The $29 trillion U.S. Treasury market is reeling as hedge funds unwind an estimated $1 trillion basis trade, driving long-term yields to multi-decade highs and amplifying global financial volatility. The 10-year Treasury yield hit 4.44% on April 9, up 20 basis points from April 7, while the 30-year yield topped 5%, marking the steepest one-day jump since 1981, per Bloomberg data. This turmoil, sparked by rising borrowing costs and President Donald Trump’s April 7 announcement of 104% tariffs on Chinese imports, is rippling across markets from bonds to Bitcoin.
Basis Trade Breakdown
The basis trade hinges on exploiting price gaps between Treasury bonds in the cash market and their futures contracts. Hedge funds buy the cheaper cash bonds and sell futures, aiming to profit when prices converge—a strategy scaled to $800 billion to $1 trillion, according to Apollo Global Management and Bloomberg estimates. Leverage, often 50 to 100 times capital via the repo market, turbocharges returns but heightens risks. A $1 billion position at 50-to-1 leverage becomes a $50 billion bet; a 2% price drop wipes out the initial capital.
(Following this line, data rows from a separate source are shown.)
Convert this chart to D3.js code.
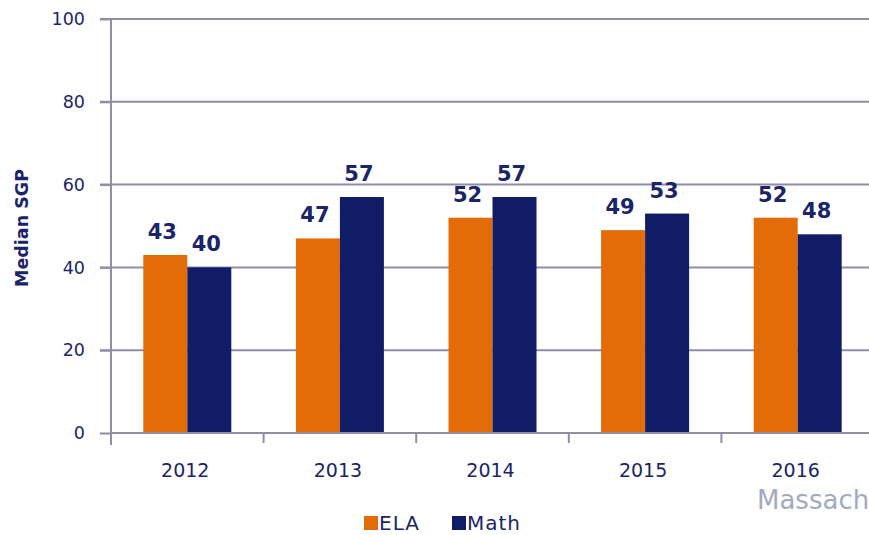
<!DOCTYPE html>
<html lang="en">
<head>
    <meta charset="UTF-8">
    <title>Median SGP</title>
    <script src="https://cdn.jsdelivr.net/npm/d3@7/dist/d3.min.js"></script>
    <style>
        body { margin: 0; background: #fff; }
        svg { display: block; font-family: "DejaVu Sans", Verdana, sans-serif; }
    </style>
</head>
<body>
<script>
    // data
    var years = ["2012", "2013", "2014", "2015", "2016"];
    var series = ["ELA", "Math"];
    var ela = [43, 47, 52, 49, 52];
    var math = [40, 57, 57, 53, 48];
    var yTicks = [0, 20, 40, 60, 80, 100];

    var colors = {ELA: "#e36c09", Math: "#101c66"};
    var textColor = "#1b2468";
    var gridColor = "#8e8ea6";

    var width = 869, height = 535;
    var plotL = 111, plotR = 874, plotT = 19, plotB = 433;

    var svg = d3.select("body").append("svg")
        .attr("width", width)
        .attr("height", height);

    var x = d3.scaleBand().domain(years).range([plotL, plotR]).padding(0);
    var y = d3.scaleLinear().domain([0, 100]).range([plotB, plotT]);
    var groupW = 88;
    var xs = d3.scaleBand().domain(series).range([0, groupW]).padding(0);

    // gridlines
    svg.append("g")
        .selectAll("line")
        .data(yTicks.slice(1))
        .enter().append("line")
        .attr("x1", plotL - 11).attr("x2", width)
        .attr("y1", function (d) { return y(d); })
        .attr("y2", function (d) { return y(d); })
        .attr("stroke", gridColor)
        .attr("stroke-width", 2);

    // y axis
    var yAxis = svg.append("g")
        .attr("transform", "translate(" + plotL + ",0)")
        .call(d3.axisLeft(y).tickValues(yTicks).tickSize(11).tickPadding(15));
    yAxis.select(".domain").remove();
    yAxis.selectAll("line").attr("stroke", gridColor).attr("stroke-width", 2);
    yAxis.selectAll("text")
        .attr("fill", textColor)
        .style("font-size", "17.5px")
        .style("font-family", "DejaVu Sans, sans-serif");

    svg.append("line")
        .attr("x1", plotL).attr("x2", plotL)
        .attr("y1", plotT).attr("y2", plotB + 12)
        .attr("stroke", gridColor).attr("stroke-width", 2);

    // bars
    var rows = years.map(function (yr, i) {
        return {year: yr, vals: [{k: "ELA", v: ela[i]}, {k: "Math", v: math[i]}]};
    });
    var off = (x.bandwidth() - groupW) / 2;

    var groups = svg.append("g").selectAll("g")
        .data(rows)
        .enter().append("g")
        .attr("transform", function (d) { return "translate(" + (x(d.year) + off) + ",0)"; });

    groups.selectAll("rect")
        .data(function (d) { return d.vals; })
        .enter().append("rect")
        .attr("x", function (d) { return xs(d.k); })
        .attr("width", xs.bandwidth())
        .attr("y", function (d) { return y(d.v); })
        .attr("height", function (d) { return plotB - y(d.v); })
        .attr("fill", function (d) { return colors[d.k]; });

    groups.selectAll("text")
        .data(function (d) { return d.vals; })
        .enter().append("text")
        .attr("x", function (d) { return xs(d.k) + xs.bandwidth() / 2 - 3; })
        .attr("y", function (d) { return y(d.v) - 16; })
        .attr("text-anchor", "middle")
        .attr("fill", textColor)
        .style("font-size", "21px")
        .style("font-weight", "bold")
        .text(function (d) { return d.v; });

    // baseline + x ticks
    svg.append("line")
        .attr("x1", plotL).attr("x2", width)
        .attr("y1", plotB).attr("y2", plotB)
        .attr("stroke", gridColor).attr("stroke-width", 2);
    svg.append("g").selectAll("line")
        .data(years.slice(1))
        .enter().append("line")
        .attr("x1", function (d) { return x(d); })
        .attr("x2", function (d) { return x(d); })
        .attr("y1", plotB).attr("y2", plotB + 10)
        .attr("stroke", gridColor).attr("stroke-width", 2);

    svg.append("g").selectAll("text")
        .data(years)
        .enter().append("text")
        .attr("x", function (d) { return x(d) + x.bandwidth() / 2 - 2; })
        .attr("y", 477)
        .attr("text-anchor", "middle")
        .attr("fill", textColor)
        .style("font-size", "19px")
        .text(function (d) { return d; });

    // y title
    svg.append("text")
        .attr("transform", "translate(28,228) rotate(-90)")
        .attr("text-anchor", "middle")
        .attr("fill", textColor)
        .style("font-size", "17.5px")
        .style("font-weight", "bold")
        .text("Median SGP");

    // watermark text, cut short the way the picture shows it
    svg.append("text")
        .attr("x", 757).attr("y", 509)
        .attr("fill", "#a2a9c2")
        .style("font-size", "26px")
        .text("Massach");

    // legend
    var legendX = [364, 452];
    var legend = svg.append("g").selectAll("g")
        .data(series)
        .enter().append("g")
        .attr("transform", function (d, i) { return "translate(" + legendX[i] + ",516)"; });
    legend.append("rect")
        .attr("width", 14).attr("height", 14)
        .attr("fill", function (d) { return colors[d]; });
    legend.append("text")
        .attr("x", 15).attr("y", 14)
        .attr("fill", textColor)
        .style("font-size", "20px")
        .style("letter-spacing", "1px")
        .text(function (d) { return d; });
</script>
</body>
</html>
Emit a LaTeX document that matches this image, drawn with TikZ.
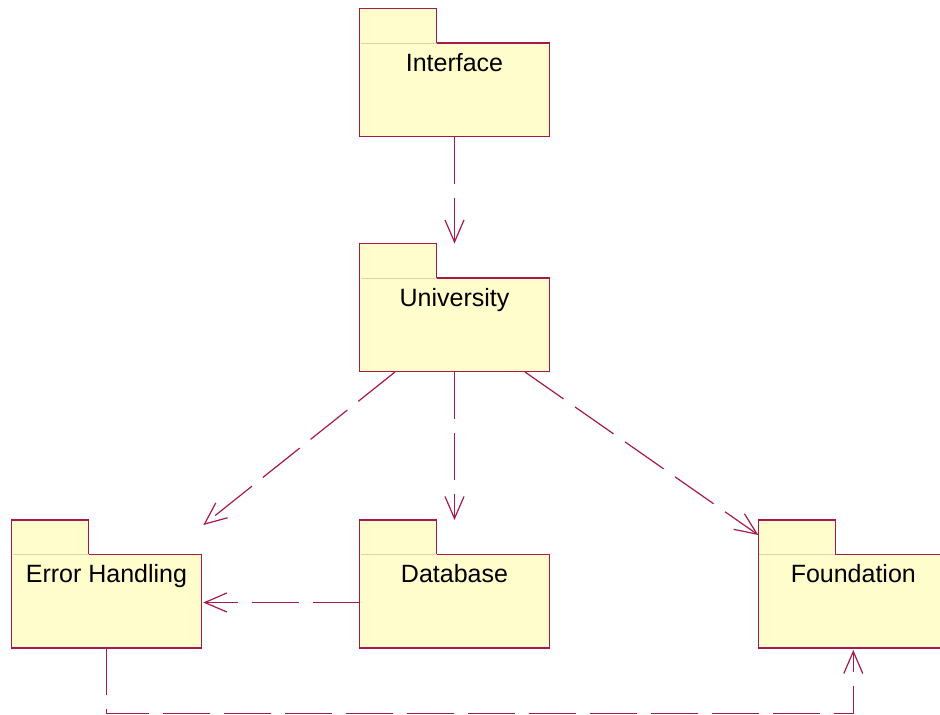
\documentclass[tikz,border=0pt]{standalone}
\usepackage{fontspec}
\setmainfont{Liberation Sans}
\usetikzlibrary{arrows.meta,calc}

\definecolor{roseline}{RGB}{165,25,75}
\definecolor{rosefill}{RGB}{255,253,204}
\definecolor{rosetab}{RGB}{226,208,170}

\tikzset{
  pkgframe/.style={minimum width=190pt, minimum height=128pt, inner sep=0pt, outer sep=0pt},
  pkgoutline/.style={draw=roseline, fill=rosefill, line width=1.3pt, line join=miter},
  pkgtabline/.style={draw=rosetab, line width=0.9pt},
  pkglabel/.style={font=\fontsize{25}{30}\selectfont, inner sep=0pt, anchor=base},
  dependency/.style={draw=roseline, line width=1.2pt, dash pattern=on 47pt off 14pt,
    -{Straight Barb[length=22pt, width=19pt, line width=1.2pt]}}
}

% UML package: #1 name, #2/#3 top-left corner, #4 caption
\newcommand\umlpackage[4]{%
  \node[pkgframe, anchor=north west] (#1) at (#2,#3) {};
  \draw[pkgoutline] (#1.north west) -- ++(77,0) -- ++(0,34.5)
    -| (#1.south east) -- (#1.south west) -- cycle;
  \draw[pkgtabline] ($(#1.north west)+(1,34.5)$) -- ++(76,0);
  \node[pkglabel] (#1-label) at ($(#1.north)+(0,62.5)$) {#4};
}

\begin{document}
\begin{tikzpicture}[x=1pt, y=-1pt]
  \fill[white] (0,0) rectangle (940,715);
  \useasboundingbox (0,0) rectangle (940,715);

  \umlpackage{iface}{359.5}{8.5}{Interface}
  \umlpackage{univ}{359.5}{243.5}{University}
  \umlpackage{err}{11.5}{520}{Error Handling}
  \umlpackage{db}{359.5}{520}{Database}
  \umlpackage{found}{758.3}{520}{Foundation}

  \draw[dependency] (iface.south) -- (univ.north);
  \draw[dependency] (univ.south) -- (db.north);
  \draw[dependency] ($(univ.south)+(-59.5,0.5)$) -- ($(err.north east)+(1.8,5)$);
  \draw[dependency] ($(univ.south)+(70.5,0.5)$) -- ($(found.north west)+(0,15)$);
  \draw[dependency] ($(db.west)+(0,18.5)$) -- ($(err.east)+(1.8,18.5)$);
  \coordinate (busleft) at ($(err.south)+(0,65.5)$);
  \draw[dependency] (err.south) -- (busleft) -| ($(found.south)+(0,2)$);
\end{tikzpicture}
\end{document}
This week, repo rates rose to 5.2% from 4.9% last month, per Federal Reserve data, eroding profitability and forcing funds to liquidate. The resulting Treasury sell-off and scramble to cover futures positions pushed the MOVE index, a volatility measure, to 140—its highest since October 2023.
Tariff Trigger
On April 7, Trump threatened 104% tariffs on Chinese goods via Truth Social, demanding China retract its 34% counter-tariffs by April 8. When China held firm, the White House confirmed the 104% rate on April 8, effective 12:01 a.m. ET today, April 9, per CNN and Reuters. The move—building on earlier 20% and 34% tariffs—stoked inflation fears, shattering Treasuries’ safe-haven status. The 10-year yield surged 20 basis points on April 7 despite a 2% S&P 500 drop, a rare divergence noted by Reuters. China, holding $760 billion in Treasuries (2.6% of the $29 trillion market), may be selling in response, though Treasury data lags and offers no confirmation yet.
The sell-off has gone global, with German 10-year bund yields rising 15 basis points to 2.3%, per Bloomberg, as markets brace for trade war fallout.
Wider Market Strain
The unwind’s impact is spreading. Bitcoin fell 3% to $75,000, with CoinDesk warning of a drop to $73,800 if leveraged positions unravel further. The Dow shed 1.5% on April 8, and rising yields pushed mortgage rates toward 7%, per Freddie Mac. “This is a liquidity crunch with sharp teeth,” said Rishi Mishra of Futures First Canada.
The $29 trillion Treasury market—marketable securities supporting the broader $36 trillion U.S. debt—faces mounting pressure. In 2020, a basis trade unwind dumped $173 billion in Treasuries, prompting $1.6 trillion in Fed intervention. Today, the 30-year swap spread hit a record low of -94.89 basis points, per Columbia Threadneedle’s Ed Al-Hussainy, signaling acute distress.
Regulatory Watch
The SEC’s 2025 mandate for central clearing of Treasury trades aims to curb such risks, but the current unwind has sparked calls for immediate action. Bloomberg Intelligence’s Tim Magnusson labels the stress “modest” versus 2020, tying the yield spike more to tariffs than a trade blowup. Still, Hedgeweek and X posts suggest hedge funds expect Fed bond-buying if losses deepen.
Outlook
As of April 9, Treasury sales since April 7 total $50 billion daily, per market sources, with no clear end in sight. Yields could climb further if foreign holders accelerate sales, though some X traders note stabilizing futures volumes as a possible turning point. The collision of leveraged bets and Trump’s tariff escalation has left the Treasury market—and global finance—teetering, with investors and regulators on high alert.